Wednesday, October 18, 2006

My fault

The fight was probably my fault. Fortunately these kids all know each other so well that they know when one of them is about to lose it, so three of them jumped up to hold Daysha back when she started stepping towards Emily.

One of the things that really frustrates me about the culture at this school is that the kids never learn how to de-escalate a conflict. Every statement requires a response, every insult needs to be topped, every threat needs to be one-upped. Things that should be little conflicts at worst blow up quickly.

We were playing a simple game. Two students sit next to each other with dictionaries, I say a word and they race to find the correct spelling. Emily has had some kind of verbal conflict with most of the girls in the class (I hear her say in a confrontational voice about three times a week "I'm dead ass, just try to prove me wrong"), but I don't think I knew the extent to which she was willing to take it. When Emily had beaten two opponents I thought she needed someone on her level to challenge her. Daysha is a bright kid and hadn't said a word all day, so I asked her to try it. Next thing I know Emily was walking away saying something, Daysha was walking towards her saying about the same thing, and then it was "I'll smack you in the face with a book" met with "I'll hit you in the head with a chair," and then shouting and clawing and the three-kid restraining team and the hall monitor and then it was finally done.

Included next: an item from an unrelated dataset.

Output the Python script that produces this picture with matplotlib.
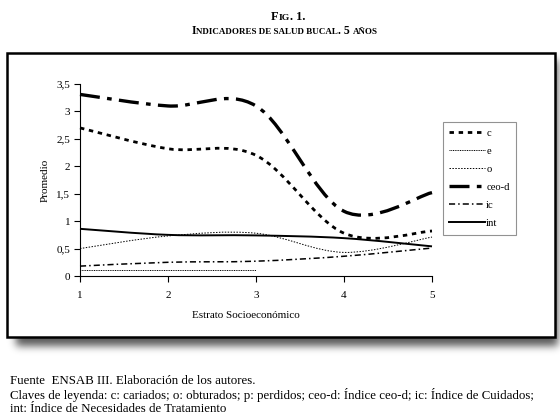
import numpy as np
import matplotlib
matplotlib.use("Agg")
import matplotlib.pyplot as plt
from matplotlib.path import Path
from matplotlib.patches import PathPatch, Rectangle
from matplotlib.lines import Line2D

# Datos (promedio por estrato)
estratos = [1, 2, 3, 4, 5]
c_vals = [2.70, 2.32, 2.20, 0.78, 0.82]
e_vals = [0.10, 0.10, 0.10]          # solo hasta estrato 3
o_vals = [0.50, 0.73, 0.78, 0.43, 0.71]
ceod_vals = [3.31, 3.10, 3.10, 1.18, 1.52]
ic_vals = [0.18, 0.25, 0.27, 0.36, 0.51]
int_vals = [0.86, 0.75, 0.74, 0.69, 0.54]

y_ticks = [0, 0.5, 1, 1.5, 2, 2.5, 3, 3.5]
y_labels = ["0", "0,5", "1", "1,5", "2", "2,5", "3", "3,5"]

SERIF = "Liberation Serif"
W, H = 560, 420


def smooth_path(xs, ys):
    # curva suavizada tipo Excel (bezier a partir de los puntos)
    pts = np.column_stack([xs, ys]).astype(float)
    n = len(pts)
    verts = [pts[0]]
    codes = [Path.MOVETO]
    for i in range(n - 1):
        p0 = pts[max(i - 1, 0)]
        p1 = pts[i]
        p2 = pts[i + 1]
        p3 = pts[min(i + 2, n - 1)]
        verts += [p1 + (p2 - p0) / 6, p2 - (p3 - p1) / 6, p2]
        codes += [Path.CURVE4] * 3
    return Path(verts, codes)


def smallcaps(fig, xc, ytop, text, big, small):
    # versalitas a mano: minusculas en mayuscula mas pequena
    runs = []
    for ch in text:
        if ch == " " and runs:
            sz = runs[-1][1]
        else:
            sz = small if ch.islower() else big
        if runs and runs[-1][1] == sz:
            runs[-1][0] += ch.upper()
        else:
            runs.append([ch.upper(), sz])
    r = fig.canvas.get_renderer()

    def width(s, sz):
        t1 = fig.text(0, 0, "X" + s + "X", fontsize=sz, family=SERIF, weight="bold")
        t2 = fig.text(0, 0, "XX", fontsize=sz, family=SERIF, weight="bold")
        w = t1.get_window_extent(r).width - t2.get_window_extent(r).width
        t1.remove()
        t2.remove()
        return w

    ws = [width(s, sz) for s, sz in runs]
    x = xc - sum(ws) / 2
    for (s, sz), w in zip(runs, ws):
        fig.text(x / W, 1 - ytop / H, s, fontsize=sz, family=SERIF, weight="bold",
                 ha="left", va="baseline")
        x += w


fig = plt.figure(figsize=(5.6, 4.2), dpi=100)

# sombra del recuadro
yy, xx = np.mgrid[0:H, 0:W]
mask = ((xx >= 16) & (xx <= 557) & (yy >= 60) & (yy <= 345)).astype(float)
k = np.exp(-0.5 * (np.arange(-12, 13) / 4.0) ** 2)
k /= k.sum()
mask = np.apply_along_axis(lambda v: np.convolve(v, k, mode="same"), 0, mask)
mask = np.apply_along_axis(lambda v: np.convolve(v, k, mode="same"), 1, mask)
shadow = np.zeros((H, W, 4))
shadow[..., 3] = mask * 0.65
fig.figimage(shadow, 0, 0, origin="upper", zorder=-3)

# recuadro
fig.add_artist(Rectangle((7 / W, 1 - 337 / H), (555 - 7) / W, (337 - 53) / H,
                         transform=fig.transFigure, facecolor="white",
                         edgecolor="black", lw=1.8, zorder=-2))

ax = fig.add_axes([80 / W, 1 - 276 / H, 352 / W, 192 / H])
ax.set_facecolor("none")

styles = {
    "c": dict(lw=2.0, ls=(0, (1.6, 1.7))),
    "e": dict(lw=0.7, ls=(0, (1, 0.8))),
    "o": dict(lw=0.7, ls=(0, (1.5, 1.5))),
    "ceo-d": dict(lw=2.4, ls=(0, (6, 2.2, 1.4, 2.2))),
    "ic": dict(lw=1.1, ls=(0, (4, 2, 1, 2))),
    "int": dict(lw=1.4, ls="solid"),
}
series = [
    ("c", estratos, c_vals),
    ("e", estratos[:len(e_vals)], e_vals),
    ("o", estratos, o_vals),
    ("ceo-d", estratos, ceod_vals),
    ("ic", estratos, ic_vals),
    ("int", estratos, int_vals),
]

handles = []
for name, xs, ys in series:
    st = styles[name]
    patch = PathPatch(smooth_path(xs, ys), fill=False, edgecolor="black",
                      lw=st["lw"], linestyle=st["ls"], clip_on=False)
    ax.add_patch(patch)
    handles.append(Line2D([], [], color="black", lw=st["lw"], linestyle=st["ls"],
                          label=name))

ax.set_xlim(1, 5)
ax.set_ylim(0, 3.5)
ax.set_xticks(estratos)
ax.set_xticklabels([str(v) for v in estratos], family=SERIF, fontsize=8)
ax.set_yticks(y_ticks)
ax.set_yticklabels(y_labels, family=SERIF, fontsize=8)
ax.tick_params(axis="both", direction="out", length=4, width=0.8, color="black")
ax.tick_params(axis="x", pad=7)
ax.tick_params(axis="y", pad=3)
for s in ["top", "right"]:
    ax.spines[s].set_visible(False)
for s in ["left", "bottom"]:
    ax.spines[s].set_linewidth(0.8)

fig.text(246 / W, 1 - 316 / H, "Estrato Socioeconómico", family=SERIF,
         fontsize=8, ha="center", va="center")
fig.text(45 / W, 1 - 180 / H, "Promedio", family=SERIF, fontsize=8,
         rotation=90, ha="center", va="center")

leg = fig.legend(handles=handles, loc="upper left",
                 bbox_to_anchor=(443 / W, 1 - 122 / H), borderaxespad=0,
                 frameon=True, fancybox=False, edgecolor="#777777",
                 prop={"family": SERIF, "size": 7.7}, handlelength=3.3,
                 handletextpad=0.15, labelspacing=0.8, borderpad=0.6)
leg.get_frame().set_linewidth(0.8)

# titulo
smallcaps(fig, 288, 19.5, "Fig. 1.", 9, 6.8)
smallcaps(fig, 285, 34.5, "Indicadores de salud bucal. 5 años", 8.5, 6.5)

# notas al pie
notas = [
    "Fuente  ENSAB III. Elaboración de los autores.",
    "Claves de leyenda: c: cariados; o: obturados; p: perdidos; ceo-d: Índice ceo-d; "
    "ic: Índice de Cuidados;",
    "int: Índice de Necesidades de Tratamiento",
]
for i, t in enumerate(notas):
    fig.text(10 / W, 1 - (381.5 + 13.8 * i) / H, t, family=SERIF, fontsize=9.3,
             ha="left", va="center")

fig.savefig("out.png", dpi=100)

All because I thought Daysha could spell as well as Emily and thought some friendly competition might get them focused on something academic.

Stupid fucking mistake.

If I'm being honest with myself, the problem probably was really Emily's short fuse; the more I get to know this kid the more I think that she's a catalyst who needs just the right critical mass to cause a huge explosion, and that critical mass is not small. Too much mass and her explosion will get snuffed, too little and it won't have any fuel to burn. This kid needs an audience.

And she needs a teacher who can help keep her from getting herself in that deep that quickly.